Throughout his 35 years at Cheyenne Mountain School, Lloyd Shaw benefited from the stability and wisdom of his exceptional wife, Dorothy. She was an often-published writer and poet, and she instilled a love of learning which was contagious. Dorothy developed the school library while quietly and constantly pushing students to a higher literary and scholarly level.
 
This unique husband-wife tandem so inspired the students and faculty of the small school along Cheyenne Creek that the great journalist Ernie Pyle wrote, "Cheyenne is the best public school in the United States."
 
In the fall of 1958, a few months after Lloyd died, Dorothy wrote the following poetic words about this region and her beloved husband while on a trip home from Denver:
 
"This is the season of great sunsets. All that has been lost from the dreaming earth is poured and lifted into the sky in a great golden libation. I come home at sunset. Our peak is ahead, and the noble crags of Cheyenne Mountain; and the rosy clouds whirl up from the east in great banners and are flung across the summits, where wind-blown snow is caught and colored into rainbows.
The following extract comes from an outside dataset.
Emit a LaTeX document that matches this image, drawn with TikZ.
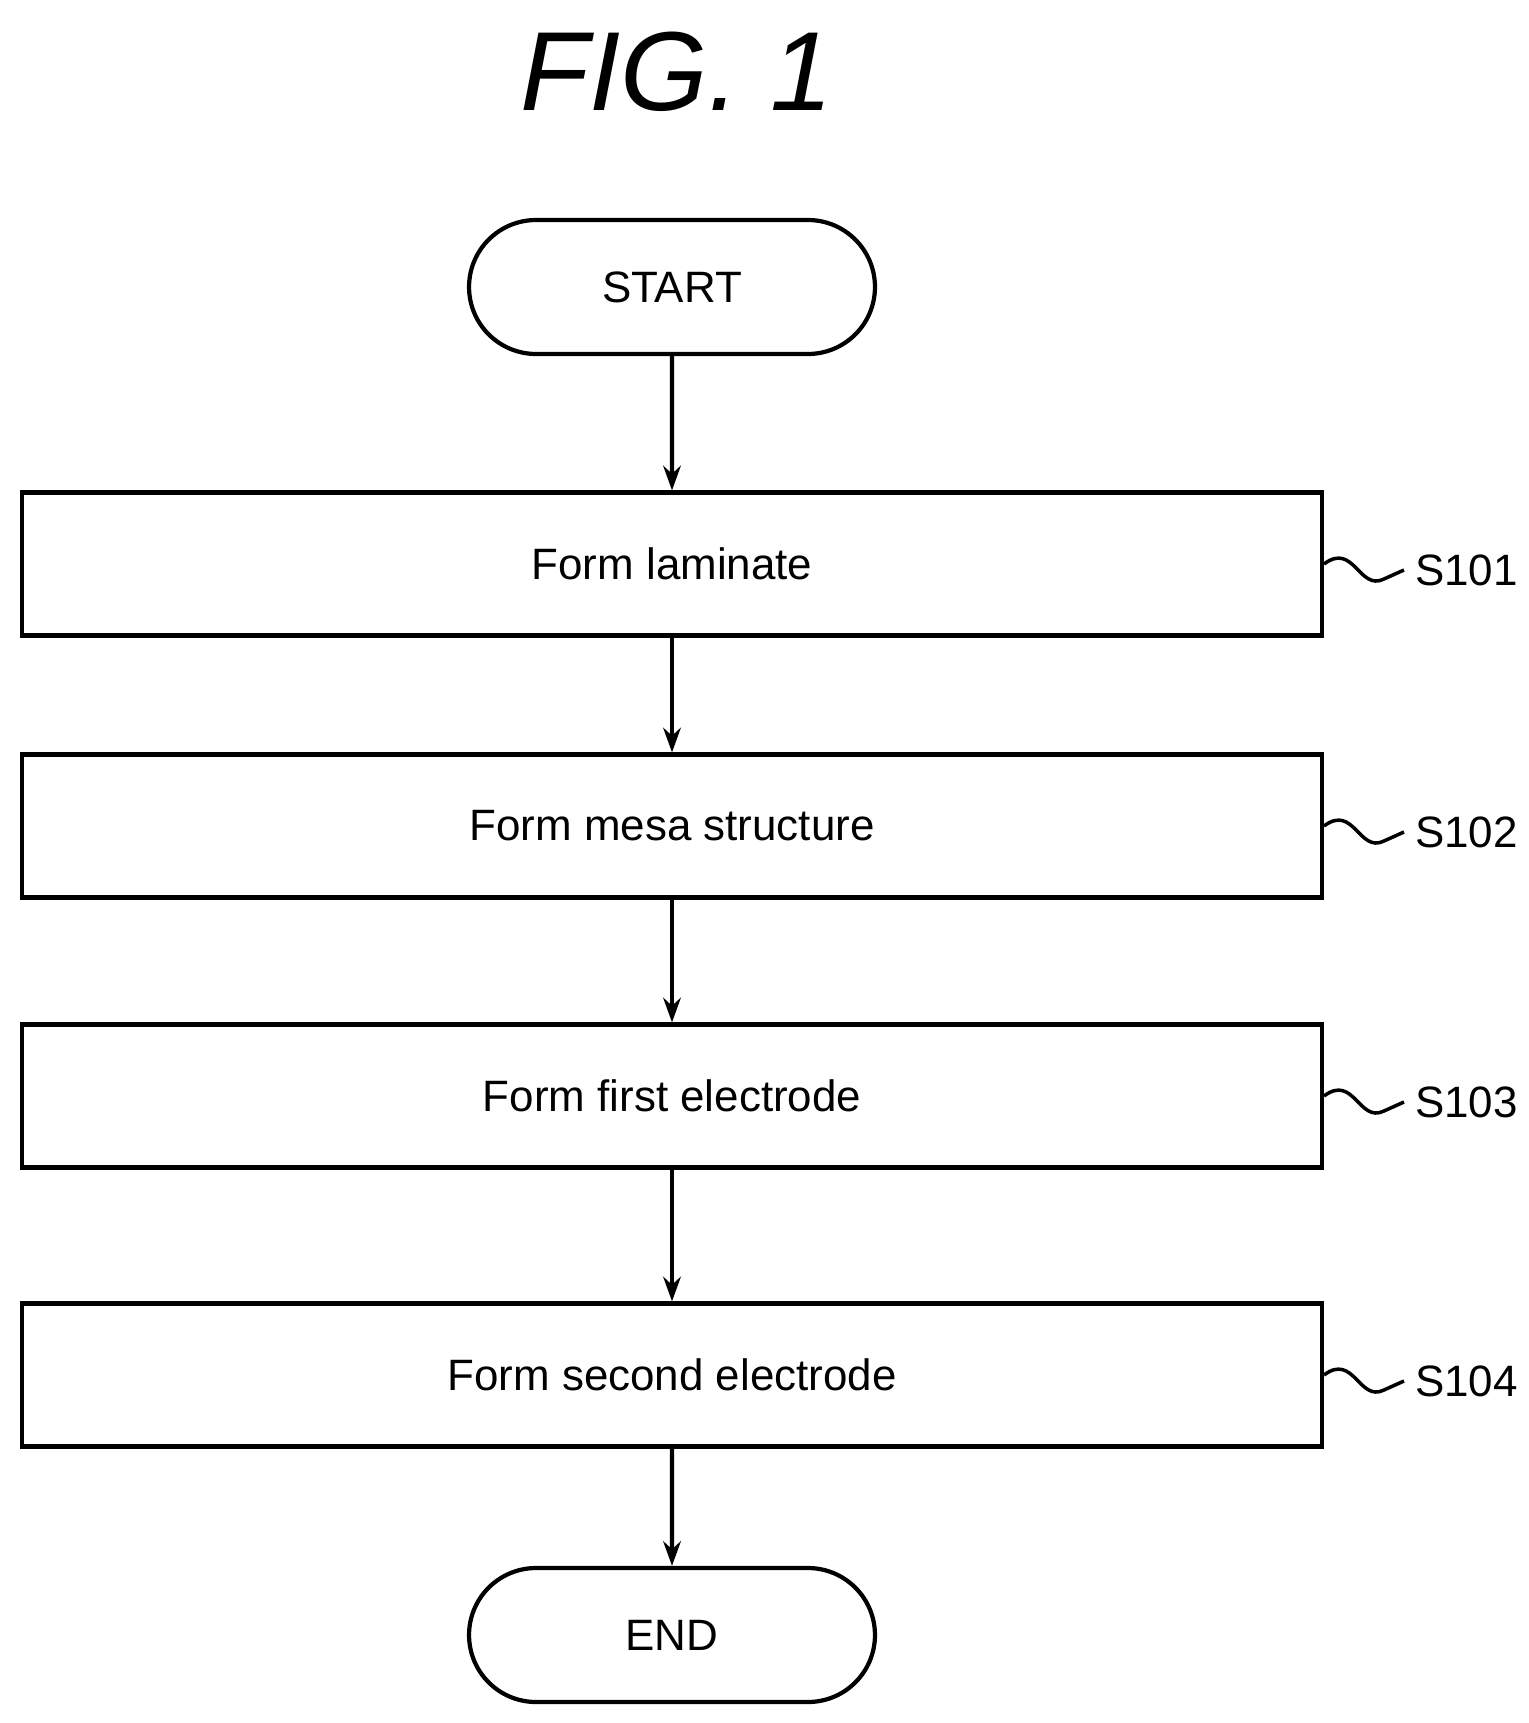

And once again the unbearable triumph of that soaring spirit - so near, so tender, so unattainable. 'How does it feel,' I ask him, 'to swoop over the mountain at sunset?"
 
On October 1, 2004 as we begin our Cheyenne Mountain School Hall of Fame with the induction of Lloyd and Dorothy Shaw. We are fortunate to begin the Hall of Fame with two people who match our mountains.
 
Lloyd Shaw spent 35 years (1916 - 1951) as superintendent, principal, and teacher for Cheyenne Schools.